Beyond these simple metrics, accelerated IP exploitation has the potential to play into several key HE agendas, including impact, research quality, industrial and Small and Medium Enterprise (SME) collaboration, as well as national economic renewal.

Much of the approach used to achieve this has been formalised via the use of an online network - the Leeds Innovation Network. Consequently, other universities have expressed an interest in the model and are looking to deploy a similar approach. The University of York has already deployed a York Innovation Network, and other universities are in the process of deploying a similar platform and KT 2.0 approach, including the University of Portsmouth (and others). As similar results are replicated, or new lessons learned, this resource will be updated as progress is made and case studies from other universities will be provided.

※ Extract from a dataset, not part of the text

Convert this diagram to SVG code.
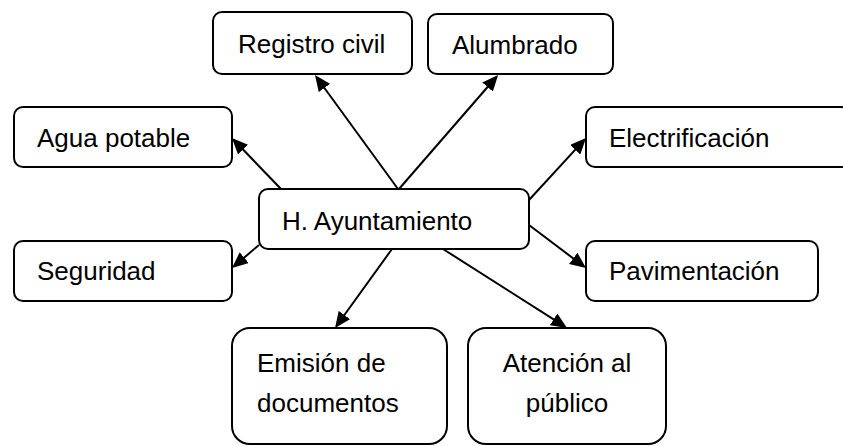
<svg xmlns="http://www.w3.org/2000/svg" width="843" height="446" viewBox="0 0 843 446">
<style>
.box{fill:#fff;stroke:#000;stroke-width:2}
.lbl{font-family:"Liberation Sans",Arial,sans-serif;font-size:26px;fill:#000}
.mid{text-anchor:middle}
.con{stroke:#000;stroke-width:2;fill:none;marker-end:url(#ah)}
</style>
<defs>
<marker id="ah" markerUnits="userSpaceOnUse" markerWidth="16" markerHeight="14" refX="8" refY="7" orient="auto">
<path d="M0,0 L16,7 L0,14 z" fill="#000"/>
</marker>
</defs>
<rect width="843" height="446" fill="#fff"/>
<g id="connectors">
<line class="con" x1="398" y1="189" x2="319.7" y2="81.5"/>
<line class="con" x1="281" y1="189" x2="237.5" y2="143.8"/>
<line class="con" x1="399" y1="189" x2="492.8" y2="81"/>
<line class="con" x1="529" y1="200" x2="580.6" y2="143.9"/>
<line class="con" x1="259" y1="245" x2="238.1" y2="262.8"/>
<line class="con" x1="392" y1="249" x2="339.7" y2="321.5"/>
<line class="con" x1="529" y1="225" x2="579.6" y2="263.2"/>
<line class="con" x1="443" y1="249" x2="560.3" y2="323.7"/>
</g>
<g id="n-ayuntamiento"><rect class="box" x="259" y="189" width="270" height="60" rx="9"/><text class="lbl" x="282" y="230">H. Ayuntamiento</text></g>
<g id="n-registro"><rect class="box" x="213" y="12" width="199" height="62" rx="9"/><text class="lbl" x="238" y="53">Registro civil</text></g>
<g id="n-alumbrado"><rect class="box" x="428" y="14" width="185" height="60" rx="9"/><text class="lbl" x="452" y="54">Alumbrado</text></g>
<g id="n-agua"><rect class="box" x="14" y="107" width="218" height="60" rx="9"/><text class="lbl" x="37" y="147">Agua potable</text></g>
<g id="n-electrificacion"><rect class="box" x="586" y="107" width="264" height="60" rx="9"/><text class="lbl" x="609" y="147">Electrificación</text></g>
<g id="n-seguridad"><rect class="box" x="14" y="241" width="218" height="60" rx="9"/><text class="lbl" x="37" y="280">Seguridad</text></g>
<g id="n-pavimentacion"><rect class="box" x="586" y="241" width="232" height="60" rx="9"/><text class="lbl" x="609" y="280">Pavimentación</text></g>
<g id="n-emision"><rect class="box" x="232" y="328" width="215" height="116" rx="18"/><text class="lbl" x="257" y="372">Emisión de</text><text class="lbl" x="257" y="412">documentos</text></g>
<g id="n-atencion"><rect class="box" x="468" y="328" width="198" height="116" rx="18"/><text class="lbl mid" x="567" y="372">Atención al</text><text class="lbl mid" x="567" y="412">público</text></g>
</svg>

The problems with the old model of knowledge transfer

Experience has shown that there are structural inefficiencies that manifest themselves in three pinch points that need to be cracked to increase successful Knowledge Transfer (KT) and IP exploitation:

  • The project selection pinch point
  • The business development pinch point
  • The early-stage proof of concept pinch point

Fortunately, each one of these pinch points can be unblocked using some new approaches: a blend of open innovation, crowd sourcing and crowd wisdom. Each of these will be addressed in turn.

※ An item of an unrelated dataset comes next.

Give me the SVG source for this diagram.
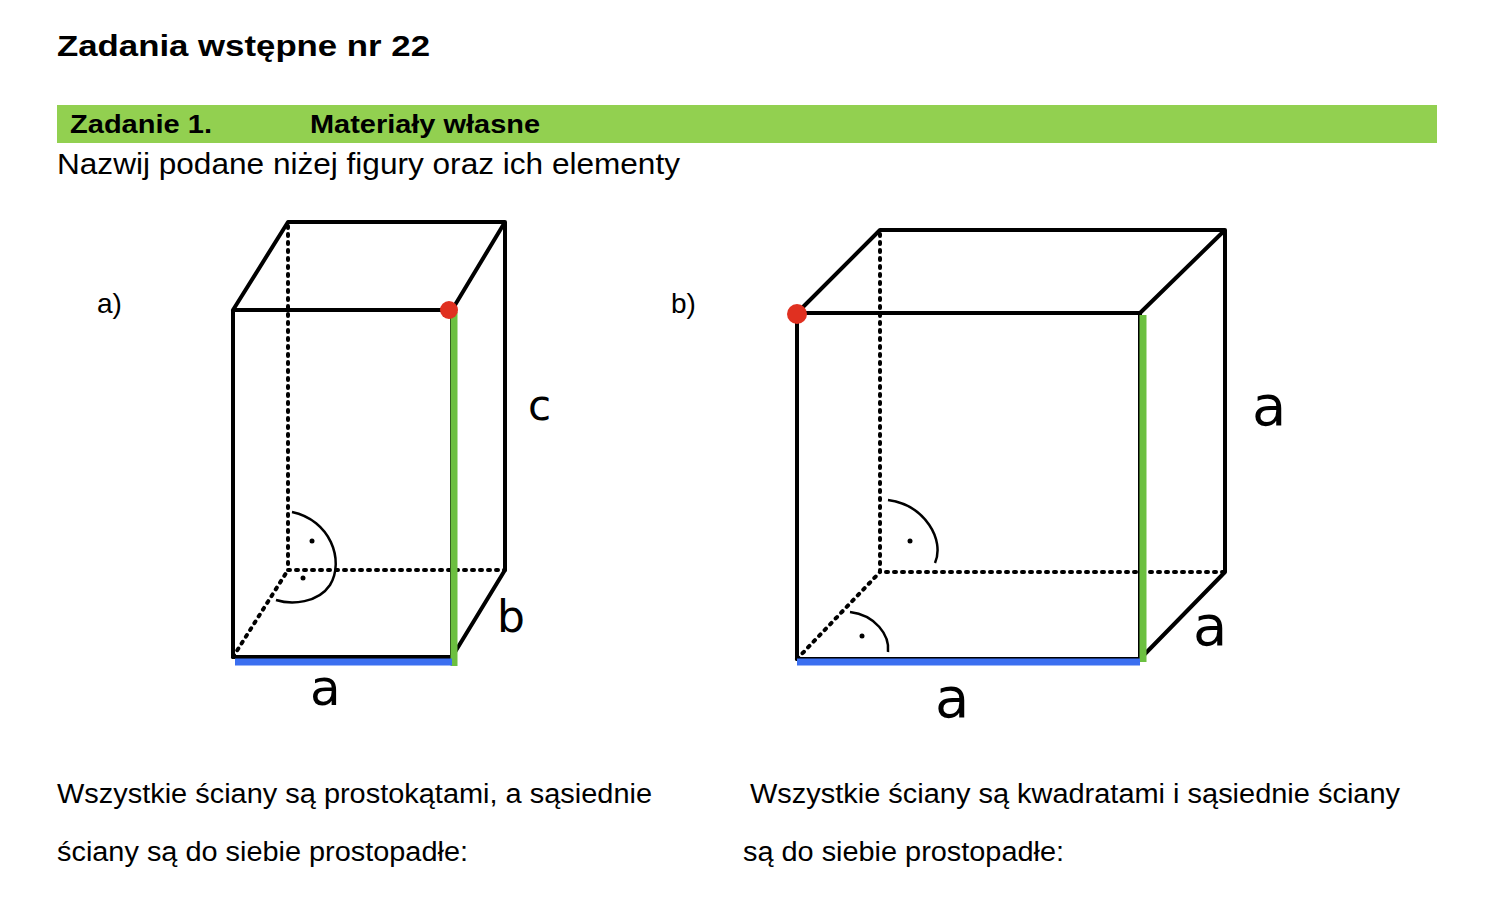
<svg xmlns="http://www.w3.org/2000/svg" width="1500" height="924" viewBox="0 0 1500 924">
<style>
.t{font-family:"Liberation Sans",Arial,sans-serif;fill:#000}
.e{stroke:#000;stroke-width:4;fill:none;stroke-linecap:round;stroke-linejoin:round}
.d{stroke:#000;stroke-width:4;fill:none;stroke-dasharray:2 6;stroke-linecap:round}
.h{font-family:"DejaVu Sans",sans-serif;fill:#000}
.a{stroke:#000;stroke-width:2.5;fill:none}
</style>
<rect width="1500" height="924" fill="#fff"/>
<text class="t" x="57" y="56" font-size="30" font-weight="bold" textLength="373" lengthAdjust="spacingAndGlyphs">Zadania wstępne nr 22</text>
<rect x="57" y="105" width="1380" height="38" fill="#92d050"/>
<text class="t" x="70" y="133" font-size="26" font-weight="bold" textLength="142" lengthAdjust="spacingAndGlyphs">Zadanie 1.</text>
<text class="t" x="310" y="133" font-size="26" font-weight="bold" textLength="230" lengthAdjust="spacingAndGlyphs">Materiały własne</text>
<text class="t" x="57" y="174" font-size="29" textLength="623" lengthAdjust="spacingAndGlyphs">Nazwij podane niżej figury oraz ich elementy</text>
<text class="t" x="97" y="313" font-size="28">a)</text>
<text class="t" x="671" y="313" font-size="28">b)</text>
<g id="cuboid">
<path class="d" d="M288 226V570H505M233 657L288 570"/>
<path class="e" d="M233 310H452V657H233ZM233 310L288 222H505L452 310M505 222V570L452 657"/>
<line x1="454" y1="312" x2="454" y2="666" stroke="#6cc040" stroke-width="7"/>
<line x1="235" y1="662" x2="452" y2="662" stroke="#3b6ff0" stroke-width="7"/>
<circle cx="449" cy="310" r="9" fill="#e03020"/>
<path class="a" d="M292 512C330 520 345 560 330 585C318 603 292 605 276 600"/>
<circle cx="312" cy="541" r="2.5"/><circle cx="303" cy="578" r="2.5"/>
<text class="h" x="528" y="420" font-size="42">c</text>
<text class="h" x="497" y="632" font-size="44">b</text>
<text class="h" x="310" y="705" font-size="50">a</text>
</g>
<g id="cube">
<path class="d" d="M880 234V572H1225M797 659L880 572"/>
<path class="e" d="M797 313H1140V659H797ZM797 313L880 230H1225L1140 313M1225 230V572L1140 659"/>
<line x1="1143" y1="315" x2="1143" y2="662" stroke="#6cc040" stroke-width="7"/>
<line x1="797" y1="662" x2="1140" y2="662" stroke="#3b6ff0" stroke-width="7"/>
<circle cx="797" cy="314" r="10" fill="#e03020"/>
<path class="a" d="M888 500C925 505 945 540 935 563"/>
<path class="a" d="M850 612C875 615 890 635 888 652"/>
<circle cx="910" cy="541" r="2.5"/><circle cx="862" cy="636" r="2.5"/>
<text class="h" x="1252" y="425" font-size="56">a</text>
<text class="h" x="1193" y="645" font-size="56">a</text>
<text class="h" x="935" y="717" font-size="56">a</text>
</g>
<text class="t" x="57" y="803" font-size="27" textLength="595" lengthAdjust="spacingAndGlyphs">Wszystkie ściany są prostokątami, a sąsiednie</text>
<text class="t" x="57" y="861" font-size="27" textLength="411" lengthAdjust="spacingAndGlyphs">ściany są do siebie prostopadłe:</text>
<text class="t" x="750" y="803" font-size="27" textLength="650" lengthAdjust="spacingAndGlyphs">Wszystkie ściany są kwadratami i sąsiednie ściany</text>
<text class="t" x="743" y="861" font-size="27" textLength="321" lengthAdjust="spacingAndGlyphs">są do siebie prostopadłe:</text>
</svg>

Changing context and factors

Beyond these inherent inefficiencies, there are a series of environmental and economic factors that will only accelerate the need to find a new model for KT. These are already being felt, and some KTOs have already had to make cuts. They include:

  1. Greater selectivity and reduced resource is reinforcing the 'to those that have, shall be given' effect, specifically in relation to HEIF funding

  2. Volatility of the investment markets is making early-stage venture capital (VC) funding unpredictable and harder to secure

  3. Modern innovation thinking and open innovation has opened up the innovation process and demonstrated the benefits of mass collaboration

  4. The Explosion of social media and its impact on knowledge exchange has provided the tools necessary to coordinate that mass collaboration

  5. Advantages of social capital for individuals & enterprises are empirically demonstrating that 'People and groups who do well are somehow better connected'

  6. Behavioural economics has revised our understanding of motivation, cooperation and competition, and overturned some of the old orthodoxies

Summary: the proposal is to re-engineer the KT business model

The consequence of all of this is that it is now feasible to:

  1. Build a virtual KT organisation that moves beyond bricks and mortar and that is more skilled, more scalable and better engaged than physically co-located employees
  2. Fund it on a combination of external and incentivised or intrinsically motivated, resource
  3. Reduce transaction costs via a combination of social media and automation in order to extend the number of opportunities that the KTO can handle

This changes the economics of Knowledge Transfer in a way that is more efficient, less risky and more fit for the resource unpredictability that most of us now face.